Ernest Hemingway escribió: “Ahora no es el momento de pensar en lo que no tienes. Piensa en lo que puedes hacer con lo que tienes.” Descontextualizando la célebre frase de manera irónica, me pregunto qué escribiría el laureado con el Nobel de Literatura en 1954, escritor y periodista estadunidense hoy en día, cuando los jóvenes no tienen nada.
Actualmente se discute de manera controvertida si es que los jóvenes no tienen bienes materiales por voluntad propia, o si, por el contrario, no les es posible. Por un lado, el año pasado, el Fondo Monetario Internacional (FMI) en Davos, cede del Foro Económico Mundial, predijo que “en 2030 no tendrás nada y serás feliz” bajo la premisa de que los jóvenes no buscan poseer bienes materiales, en cambio, somos conocidos como la generación de “arrendadores”, porque “preferimos” invertir en experiencias, ya que no se devalúan, ni nos obligan a comprometernos con ellas. De igual manera se argumenta el rechazo consciente de la compra de bienes raíces, fundamentado en la priorización de trabajos flexibles, independencia económica y geográfica frente al riesgo, sacrificando de manera consecuente la estabilidad.
Reconociendo nuestra realidad actual y local, la lenta recuperación luego de atravesar una pandemia, la amenazante inflación, las tensiones en el exterior y la precaria realidad al interior, es inevitable cuestionarme si es que en verdad resulta un asunto de voluntad, o si por el contrario, la felicidad fuera tanto lo único en rebaja para vender, como lo único accesible por comprar.
En México, según el Estudio Diagnóstico del Derecho a la Vivienda Digna y Decorosa realizado por el Coneval en 2018, reportó que la compra de una vivienda es accesible para quienes perciben mensualmente más de cinco salarios mínimos, lo cual quiere decir que, en términos de población, aproximadamente 60% de los mexicanos queda excluido de acceder a algún tipo de financiamiento que permita poder comprar una vivienda propia. Por otro lado, el segmento joven que conforma aproximadamente el 29% de la población total –contemplando a quienes se encuentran entre los 20 y 29 años de edad– solamente 2.6% puede aspirar a una vivienda nueva, lo que equivale a un poco menos de un millón de jóvenes.
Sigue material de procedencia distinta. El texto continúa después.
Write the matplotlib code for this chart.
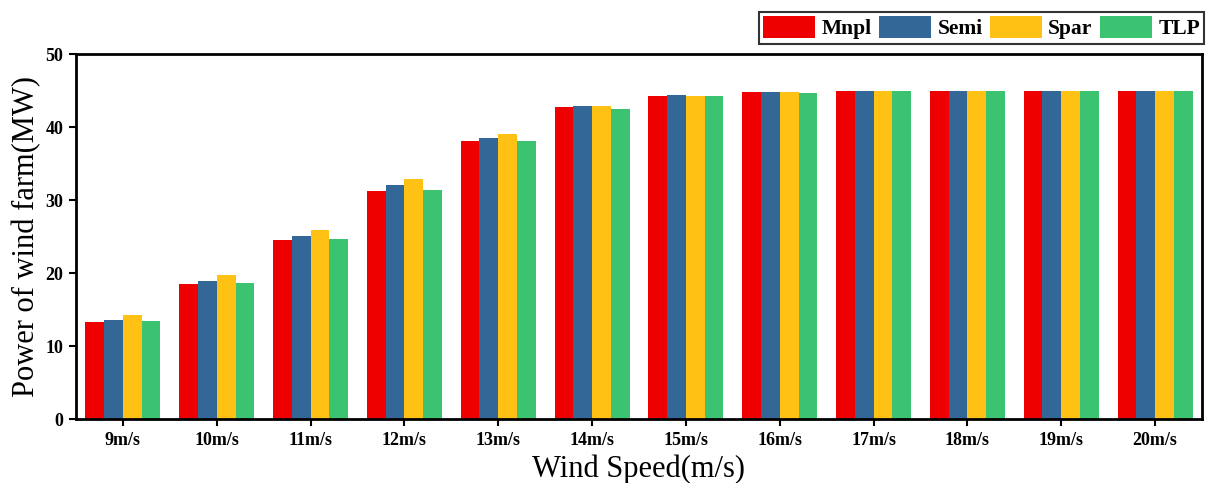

Es fundamental, agregando al punto anterior, considerar que se han dado dos procesos distintos que, en conjunto, obstaculizan aún más la realidad del acceso a la vivienda propia. Primero, de acuerdo con datos de la Sociedad Hipotecaria Federal, en los últimos 16 años, los precios de las viviendas han subido 42% en términos reales. Segundo, datos de la Encuesta Nacional de Ocupación y Empleo señalan que las remuneraciones salariales en promedio, en el mismo periodo de tiempo, han disminuido 21 por ciento.
Es verdad que debe fomentarse una cultura de ahorro y no sólo en los jóvenes, sino en la sociedad mexicana en su conjunto, ya que de acuerdo con datos presentados a través de la ENIF, 78.5% de los mexicanos encuestados afirmó que el ahorro en el país sí existe, aunque puede ser de manera informal, como tenerlo en casa o al participar en una tanda, pues entre los factores que frenan a los jóvenes a comenzar un historial crediticio se encuentran: la dificultad de cumplir con los requisitos de las instituciones financieras y el alto cobro de comisiones.
Traer estas discusiones a la mesa de debate es imprescindible, pues a pesar de que para algunos la idea de que los jóvenes no tengan nada y sean “felices” puede ser una realidad para la mayor parte de la población mexicana, pero es sólo, como mencioné en principio, una idea en la cual la palabra felicidad pareciera ser vendida como lo único disponible y accesible.
También es verdad que encontraremos la forma, como siempre, de blanquear la precariedad. Inventando palabras como “co-living” para describir la realidad de tener que compartir un piso alquilado y “co-working” debido a la inaccesibilidad de espacios de trabajo.
Que el privilegio y los discursos mediáticos no nublen la consciencia de nuestra realidad local. Es un hecho, sin temor a equivocarme, que a nosotros los jóvenes no nos queda el saco de una felicidad vacía.